Die Universität Leipzig hat in jüngster Zeit mehrfach eine Anrechnung verweigert. Das Verwaltungsgericht Leipzig hat die Position der betroffenen Studienbewerber gestärkt:

So hat sich die Hochschule u.a. bei der Weigerung eine Anrechnung vorzunehmen darauf berufen, dass ein Studienbewerber den Antrag auf Erteilung eines Anrechnungsbescheides nicht fristgerecht – also nach Ablauf der Bewerbungsfrist zum 31.05. bzw. 15.01. – gestellt habe. Das Verwaltungsgericht Leipzig hat entschieden, dass auf die Stellung von Anrechnungsanträgen nicht dieselben Fristen wie für die Bewerbung um einen Studienplatz anzuwenden seien (VG Leipzig, Beschl. v. 19.11.2010, Az. 4 L 854/10). Der Formulierung in der TAppV, dass der Antrag auf Anrechnung mit dem Antrag auf Einschreibung oder Zulassung zu stellen sei, könne nicht entnommen werden, dass ein nach dem Bewerbungsstichtag gestellter Anrechnungsantrag als verfristet abzulehnen sei. § 66 TAppV enthalte keine so genannte Ausschlussfrist. Die Norm sei vielmehr eine bloße Ordnungsvorschrift durch die Mehrfachbeantragungen vermieden werden sollen. Auch müsse den Antragstellern eingeräumt werden, im laufenden Semester noch Leistungen zu erbringen. Davon zu unterscheiden ist die Bewerbung um einen Studienplatz. Diese Bewerbung ist selbstverständlich an Ausschlussfristen gebunden. Ob es im Freistaat Sachsen zulässig ist, für Bewerbungen um einen Studienplatz im höheren Fachsemester eine Frist zum 31.05. für ein Wintersemester zu setzen, musste das Gericht nicht entscheiden.

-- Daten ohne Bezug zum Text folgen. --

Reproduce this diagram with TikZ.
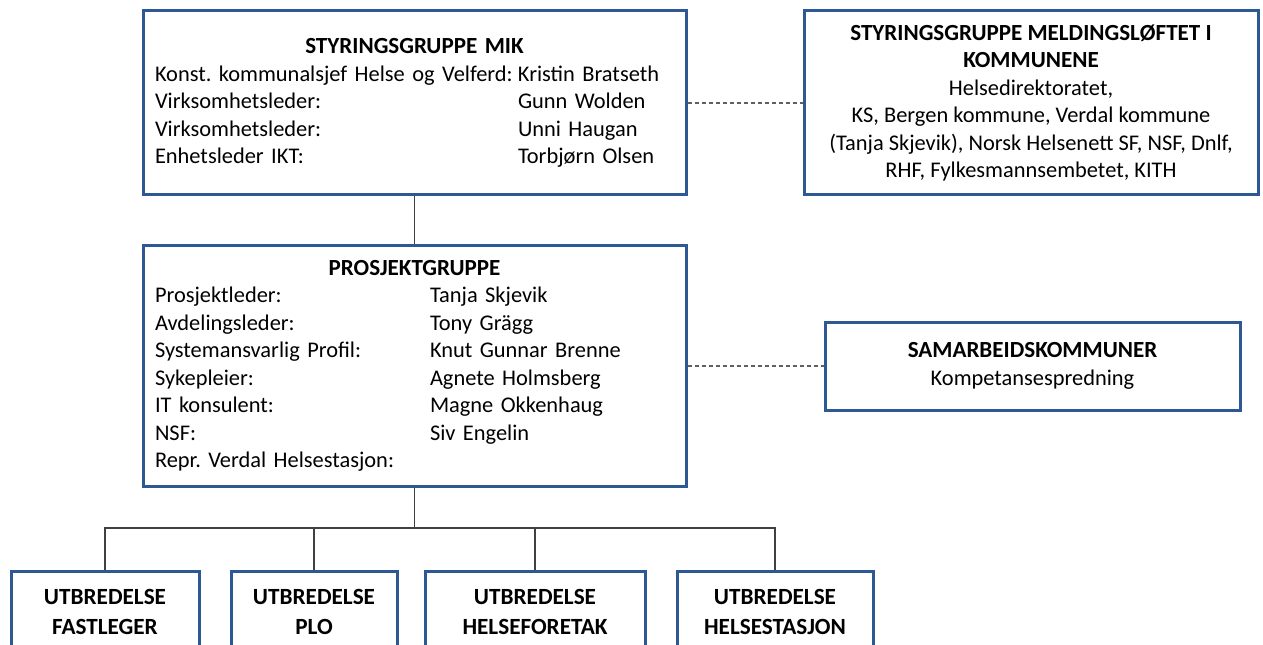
\documentclass[tikz,border=0pt]{standalone}
\usepackage{fontspec}
\setmainfont{Carlito}
\usetikzlibrary{positioning}
\frenchspacing

\newlength{\px}
\setlength{\px}{0.75pt}

\definecolor{boxblue}{HTML}{2E5894}
\definecolor{linegray}{HTML}{404040}
\definecolor{dashgray}{HTML}{606060}

\newcommand{\headtxt}[1]{{\fontsize{17.3}{20.6}\selectfont\bfseries #1}}

\tikzset{
  orgbox/.style={draw=boxblue, line width=3\px, fill=white, inner sep=0pt,
    font=\fontsize{16.8}{20.6}\selectfont},
  leafbox/.style={orgbox, align=center, minimum height=82\px,
    font=\fontsize{17.4}{22.5}\selectfont\bfseries},
  link/.style={draw=linegray, line width=1.5\px},
  dashlink/.style={draw=dashgray, line width=1.5\px, dash pattern=on 4\px off 3\px}
}

\begin{document}
\begin{tikzpicture}[x=\px, y=-\px]
  \clip (0,0) rectangle (1263,645);
  \fill[white] (0,0) rectangle (1263,645);

  % Styringsgruppe MIK
  \node[orgbox, minimum width=543\px, minimum height=184\px, text width=519\px, align=left]
    (mik) at (414.5,103) {%
    \makebox[519\px]{\headtxt{STYRINGSGRUPPE MIK}}\\
    \makebox[363\px][l]{Konst. kommunalsjef Helse og Velferd:}Kristin Bratseth\\
    \makebox[363\px][l]{Virksomhetsleder:}Gunn Wolden\\
    \makebox[363\px][l]{Virksomhetsleder:}Unni Haugan\\
    \makebox[363\px][l]{Enhetsleder IKT:}Torbjørn Olsen};

  % Styringsgruppe meldingsløftet
  \node[orgbox, minimum width=454\px, minimum height=184\px, align=center]
    (meld) at (1031,103) {%
    \headtxt{STYRINGSGRUPPE MELDINGSLØFTET I}\\
    \headtxt{KOMMUNENE}\\
    Helsedirektoratet,\\
    KS, Bergen kommune, Verdal kommune\\
    (Tanja Skjevik), Norsk Helsenett SF, NSF, Dnlf,\\
    RHF, Fylkesmannsembetet, KITH};

  % Prosjektgruppe
  \node[orgbox, minimum width=543\px, minimum height=240\px, text width=519\px, align=left]
    (prosj) at (414.5,366) {%
    \makebox[519\px]{\headtxt{PROSJEKTGRUPPE}}\\
    \makebox[275\px][l]{Prosjektleder:}Tanja Skjevik\\
    \makebox[275\px][l]{Avdelingsleder:}Tony Grägg\\
    \makebox[275\px][l]{Systemansvarlig Profil:}Knut Gunnar Brenne\\
    \makebox[275\px][l]{Sykepleier:}Agnete Holmsberg\\
    \makebox[275\px][l]{IT konsulent:}Magne Okkenhaug\\
    \makebox[275\px][l]{NSF:}Siv Engelin\\
    Repr. Verdal Helsestasjon:};

  % Samarbeidskommuner
  \node[orgbox, minimum width=415\px, minimum height=88\px, align=center]
    (samarb) at (1032.5,366) {%
    \headtxt{SAMARBEIDSKOMMUNER}\\
    Kompetansespredning};

  % Utbredelse
  \node[leafbox, minimum width=188\px] (fast)    at (105,612) {UTBREDELSE\\FASTLEGER};
  \node[leafbox, minimum width=166\px] (plo)     at (314,612) {UTBREDELSE\\PLO};
  \node[leafbox, minimum width=220\px] (helsef)  at (535,612) {UTBREDELSE\\HELSEFORETAK};
  \node[leafbox, minimum width=196\px] (helsest) at (775,612) {UTBREDELSE\\HELSESTASJON};

  % connectors
  \draw[link] (mik.south) -- (prosj.north);
  \draw[dashlink] (mik.east) -- (meld.west);
  \draw[dashlink] (prosj.east) -- (samarb.west);

  \coordinate (bus) at (414.5,528);
  \draw[link] (prosj.south) -- (bus);
  \draw[link] (fast.north) |- (bus) -| (helsest.north);
  \draw[link] (plo.north) -- (plo.north |- bus);
  \draw[link] (helsef.north) -- (helsef.north |- bus);
\end{tikzpicture}
\end{document}
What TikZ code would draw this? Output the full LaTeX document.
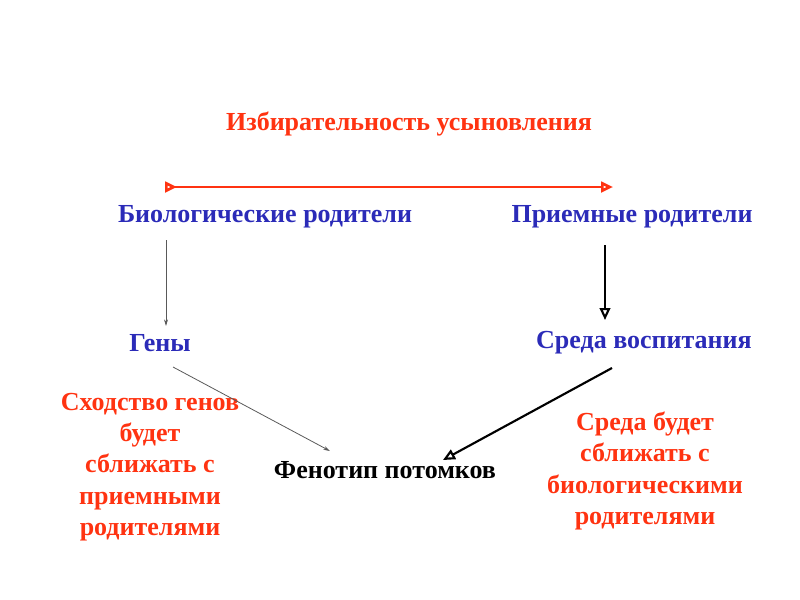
\documentclass[tikz,border=0pt]{standalone}
\usepackage{fontspec}
\setmainfont{Liberation Serif}
\usetikzlibrary{arrows.meta}

\definecolor{redtxt}{HTML}{FF3311}
\definecolor{bluetxt}{HTML}{2B2BB8}

\begin{document}
\begin{tikzpicture}[
  x=0.75pt, y=-0.75pt,
  font=\fontsize{19.5}{23.5}\selectfont\bfseries,
  lbl/.style={inner sep=1pt, align=center},
  redlbl/.style={lbl, text=redtxt},
  bluelbl/.style={lbl, text=bluetxt},
  thinarr/.style={draw=gray!70!black, line width=0.6pt, -{Stealth[length=5pt, width=3pt]}},
  boldarr/.style={draw=black, line width=1.6pt, -{Triangle[open, length=9pt, width=8pt]}}
]
\useasboundingbox (0,0) rectangle (800,600);

% labels
\node[redlbl] (sel) at (409,124) {Избирательность усыновления};
\node[bluelbl] (bio) at (265,217) {Биологические родители};
\node[bluelbl] (adop) at (632,217) {Приемные родители};
\node[bluelbl] (gen) at (160,343) {Гены};
\node[bluelbl] (env) at (644,343) {Среда воспитания};
\node[lbl] (phen) at (385,470) {Фенотип потомков};
\node[redlbl] (lnote) at (150,467) {Сходство генов\\будет\\сближать с\\приемными\\родителями};
\node[redlbl] (rnote) at (645,471) {Среда будет\\сближать с\\биологическими\\родителями};

% arrows
\coordinate (selA) at (165,187);
\coordinate (selB) at (613,187);
\draw[draw=redtxt, line width=2pt, {Triangle[open, reversed, length=9pt, width=8pt]}-{Triangle[open, length=9pt, width=8pt]}] (selA) -- (selB);
\draw[thinarr] (166,240) -- (166,326);
\draw[boldarr] (605,245) -- (605,320);
\draw[thinarr] (173,367) -- (330,451);
\draw[boldarr] (612,368) -- (443,460);
\end{tikzpicture}
\end{document}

Weiterhin geht das Verwaltungsgericht Leipzig davon aus, für die Erteilung eines Anrechnungsbescheids sei es nicht erforderlich, dass die bereits erbrachten Leistungen identisch mit denen an der aufnehmenden Hochschule seien. Vielmehr komme es auf eine Vergleichbarkeit der Studienleistungen an. Abzustellen sei auf die Studieninhalte der Verordnung zur Approbation von Tierärztinnen und Tierärzten. Auf die konkrete Organisation des Studiums an der jeweiligen Hochschule komme es nicht an (VG Leipzig, Beschl. v. 29.06.2010, 4 L 229/10). Mit anderen Worten ist es unschädlich, wenn aufgrund von Abweichungen der Studienordnungen die entsprechenden Kurse zu unterschiedlichen Zeitpunkten absolviert werden. Abweichungen zwischen Stundenplänen und Studienordnungen der aufnehmenden Hochschule und der TAppV sind damit unbeachtlich.

Abschließende Entscheidungen des Sächsischen Oberverwaltungsgerichts, das als Rechtsmittelinstanz zuständig ist, zu diesen aufgeworfenen Fragen stehen noch aus. Auch liegt noch keine Rechtsprechung anderer Oberverwaltungsgerichte zur Frage der Anrechnung von Studienleistungen nach neuer TAppV vor.

Studienbewerber sollten daher folgendes beachten: Soweit die Hochschule Fristen für die Stellung von Anrechnungsanträgen setzt, sollten diese eingehalten werden. Anrechnungsanträge sollten per Einschreiben versandt werden, da der Antragsteller den Zugang im Streitfall nachweisen muss. Dabei ist zu berücksichtigen, dass die Postlaufzeit von Einschreiben länger ist, als die von einfachen Briefen. Lehnt die Hochschule eine Anrechnung von Studienleistungen ab oder verweigert die Immatrikulation, sollte von einem sachkundigen Rechtsanwalt geprüft werden, ob gegen diese Entscheidung Rechtsmittel eingelegt wird. Ein Indiz für die Rechtswidrigkeit der Entscheidung ist das Vorliegen eines Anrechnungsbescheids einer anderen Hochschule. Zwar hat das Verwaltungsgericht Leipzig offen gelassen, ob eine umfassende Bindungswirkung besteht. Jedoch komme den Anrechnungsbescheiden anderer Hochschule eine Indizwirkung dahingehend zu, dass eine Anrechnung vorzunehmen ist. Weiterhin ist Eile geboten. Durch einen einstweiligen Rechtsschutzsantrag beim zuständigen Verwaltungsgericht muss ggf. erreicht werden, dass der Studienplatz nicht anderweitig vergeben wird.